What was interesting last year was the fund raising done by Chinese companies in the Malaysian sukuk market undertaken by their subsidiaries operating in the country. BEWG (M), an indirect wholly-owned subsidiary of Beijing Enterprises Water Group, raised in July 2017 400 million ringgit (US$102 million) in what was the first ever ringgit sukuk issued by a China-owned company for water infrastructure financing.
Then about a week after the BEWG deal, the solar energy unit of China-owned Edra Power Holdings, Tadau Energy, announced it had issued up to 250-million-ringgit sustainable responsible investment (SRI) sukuk, representing the first green sukuk issued in Malaysia. Tadau Energy is a project company undertaking a large scale solar project of 50MWac in Kudat, Sabah under two 21-year power purchase agreements entered into with Sabah Electricity in December 2016.
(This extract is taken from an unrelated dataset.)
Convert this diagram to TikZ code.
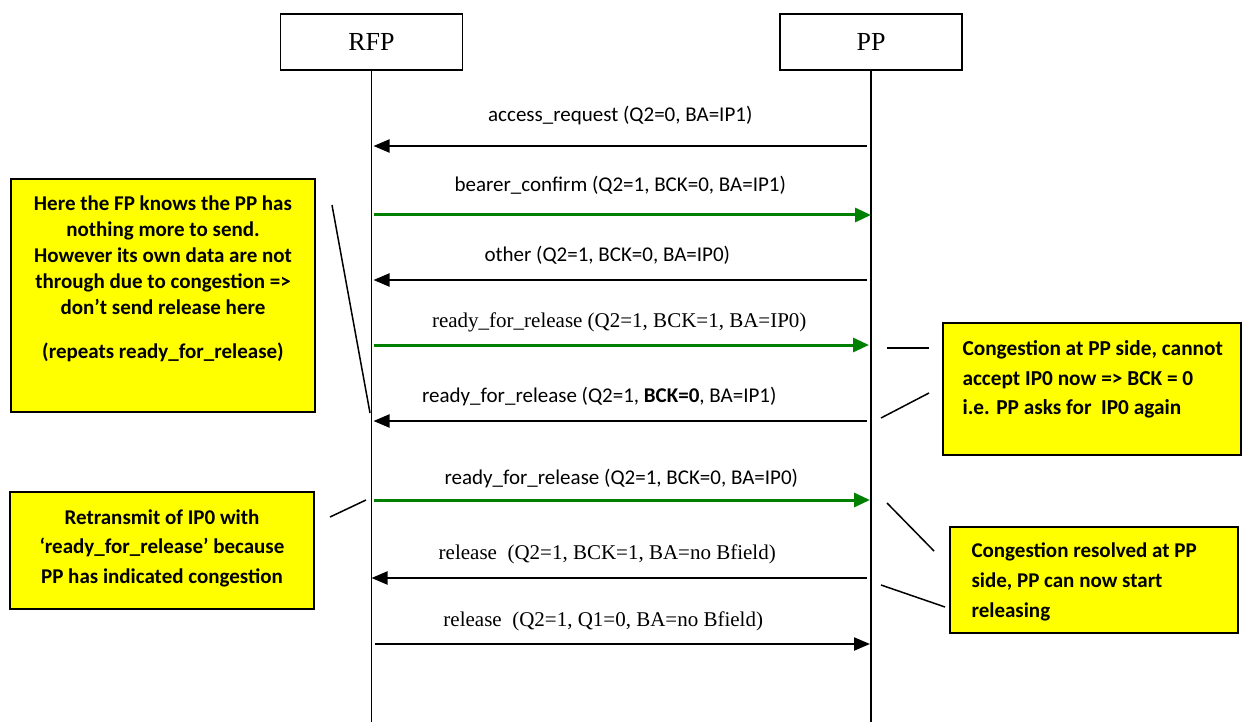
\documentclass[tikz,border=0pt]{standalone}
\usepackage{fontspec}
\setmainfont{Carlito}
\newfontfamily\timesfont{Liberation Serif}
\usepackage{xcolor}
\usetikzlibrary{positioning, arrows.meta, calc}
\definecolor{notefill}{RGB}{255,255,0}
\definecolor{okgreen}{RGB}{0,128,0}
\tikzset{
  actor/.style={
    draw=black, line width=1.3pt,
    minimum width=182pt, minimum height=56pt, inner sep=0pt,
    font=\timesfont\fontsize{26}{30}\selectfont,
  },
  life/.style={draw=black, line width=1.5pt},
  msg/.style={draw=black, line width=2.2pt, -{Triangle[length=16pt, width=13pt]}},
  msgG/.style={draw=okgreen, line width=3pt, -{Triangle[length=16pt, width=14pt]}},
  lbl/.style={font=\fontsize{21}{25}\selectfont, inner sep=0pt,
    text height=15pt, text depth=5pt},
  lblT/.style={lbl, font=\timesfont\fontsize{21}{25}\selectfont},
  notebox/.style={draw=black, line width=1.3pt, fill=notefill},
  notetext/.style={font=\bfseries\fontsize{21}{26}\selectfont, inner sep=0pt},
  pin/.style={draw=black, line width=1.5pt},
}

\begin{document}
\begin{tikzpicture}[x=1pt, y=-1pt]
\useasboundingbox (0,0) rectangle (1242,722);

% entities and lifelines
\node[actor] (rfp) at (371.5,42) {RFP};
\node[actor] (pp) at (871,42) {PP};
\coordinate (rfpEnd) at (rfp |- 0,722);
\coordinate (ppEnd) at (pp |- 0,722);
\draw[life] (rfp) -- (rfpEnd);
\draw[life] (pp) -- (ppEnd);

% message anchors on the lifelines
\coordinate (r1) at (rfp |- 0,146); \coordinate (p1) at (pp |- 0,146);
\coordinate (r2) at (rfp |- 0,215); \coordinate (p2) at (pp |- 0,215);
\coordinate (r3) at (rfp |- 0,280); \coordinate (p3) at (pp |- 0,280);
\coordinate (r4) at (rfp |- 0,345); \coordinate (p4) at (pp |- 0,345);
\coordinate (r5) at (rfp |- 0,421); \coordinate (p5) at (pp |- 0,421);
\coordinate (r6) at (rfp |- 0,500); \coordinate (p6) at (pp |- 0,500);
\coordinate (r7) at (rfp |- 0,578); \coordinate (p7) at (pp |- 0,578);
\coordinate (r8) at (rfp |- 0,644); \coordinate (p8) at (pp |- 0,644);

\draw[msg, shorten <=4pt, shorten >=2pt] (p1) -- node[lbl, above=18pt, xshift=-1pt] {access\_request (Q2=0, BA=IP1)} (r1);
\draw[msgG, shorten <=2pt] (r2) -- node[lbl, above=17pt, xshift=-1pt] {bearer\_confirm (Q2=1, BCK=0, BA=IP1)} (p2);
\draw[msg, shorten <=4pt, shorten >=2pt] (p3) -- node[lbl, above=12pt, xshift=-14pt] {other (Q2=1, BCK=0, BA=IP0)} (r3);
\draw[msgG, shorten <=2pt, shorten >=2pt] (r4) -- node[lblT, above=11pt, xshift=-2pt] {ready\_for\_release (Q2=1, BCK=1, BA=IP0)} (p4);
\draw[msg, shorten <=4pt, shorten >=2pt] (p5) -- node[lbl, above=12pt, xshift=-22pt] {ready\_for\_release (Q2=1, {\bfseries BCK=0}, BA=IP1)} (r5);
\draw[msgG, shorten <=2pt, shorten >=1pt] (r6) -- node[lbl, above=9pt] {ready\_for\_release (Q2=1, BCK=0, BA=IP0)} (p6);
\draw[msg, shorten <=4pt] (p7) -- node[lblT, above=12pt, xshift=-14pt] {release\ \ (Q2=1, BCK=1, BA=no Bfield)} (r7);
\draw[msg, shorten <=3pt, shorten >=1pt] (r8) -- node[lblT, above=11pt, xshift=-18pt] {release\ \ (Q2=1, Q1=0, BA=no Bfield)} (p8);

% yellow notes
\node[notebox, minimum width=304pt, minimum height=233pt] (fpNote) at (163,295.5) {};
\node[notetext, align=center, below=17pt of fpNote.north] (fpText) {Here the FP knows the PP has\\nothing more to send.\\However its own data are not\\through due to congestion =>\\don’t send release here\\[18pt](repeats ready\_for\_release)};

\node[notebox, minimum width=298pt, minimum height=132pt] (ppNote) at (1092,389) {};
\node[notetext, align=left, font=\bfseries\fontsize{21.3}{29.5}\selectfont, below right=18pt and 20pt of ppNote.north west] (ppText) {Congestion at PP side, cannot\\accept IP0 now => BCK = 0\\i.e. PP asks for\ \ IP0 again};

\node[notebox, minimum width=304pt, minimum height=117pt] (rtNote) at (162,550.5) {};
\node[notetext, align=center, font=\bfseries\fontsize{21}{29.5}\selectfont, below=18pt of rtNote.north] (rtText) {Retransmit of IP0 with\\‘ready\_for\_release’ because\\PP has indicated congestion};

\node[notebox, minimum width=288pt, minimum height=106pt] (okNote) at (1094,580) {};
\node[notetext, align=left, font=\bfseries\fontsize{21}{30}\selectfont, below right=16pt and 22pt of okNote.north west] (okText) {Congestion resolved at PP\\side, PP can now start\\releasing};

% pointer strokes
\coordinate (fpA) at (332,205); \coordinate (fpB) at (370,413);
\coordinate (ppA) at (887,348); \coordinate (ppB) at (929,348);
\coordinate (ppC) at (881,418); \coordinate (ppD) at (929,393);
\coordinate (rtA) at (330,517); \coordinate (rtB) at (366,500);
\coordinate (okA) at (887,503); \coordinate (okB) at (934,551);
\coordinate (okC) at (881,585); \coordinate (okD) at (945,607);
\draw[pin] (fpA) -- (fpB);
\draw[pin] (ppA) -- (ppB);
\draw[pin] (ppC) -- (ppD);
\draw[pin] (rtA) -- (rtB);
\draw[pin] (okA) -- (okB);
\draw[pin] (okC) -- (okD);

\end{tikzpicture}
\end{document}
Towards the last quarter of 2017, another Edra Power wholly-owned subsidiary, Edra Energy, priced a 5.085-billion-ringgit wakala sukuk to fund up to 80% of the total project costs in relation to the development of a combined cycle gas turbine electricity generating facility comprising three generating blocks with an aggregate net capacity of 2,242MW located in Melaka. Upon completion, the plant will be the largest power facility in Malaysia. Edra Power is ultimately owned by China General Nuclear Power Corporation.
The sukuk market activity is also supported by specialized multilateral entities, such as quasi-sovereigns, central banks and supranationals, including the Islamic Development Bank, the International Liquidity Management Corporation and the Arab Petroleum Investment Corporation.
These entities, Moody’s notes, have become regular issuers, accounting for around 10% of the total sukuk issuance during the past 12 months, including government-related companies. They play a key role in supplying the sukuk market with high quality issuances much needed by Islamic banks that face a deficit in instruments necessary for efficient liquidity management – a situation further exacerbated by new regulatory requirements under Basel III.
Apart from the governments’ diversification considerations and financing requirements, increasing demand from domestic banks will underpin the future growth in sukuk issuance. In addition, the continued product innovation will help overcome some of the structural constraints that have historically prevented the sukuk markets from developing more rapidly.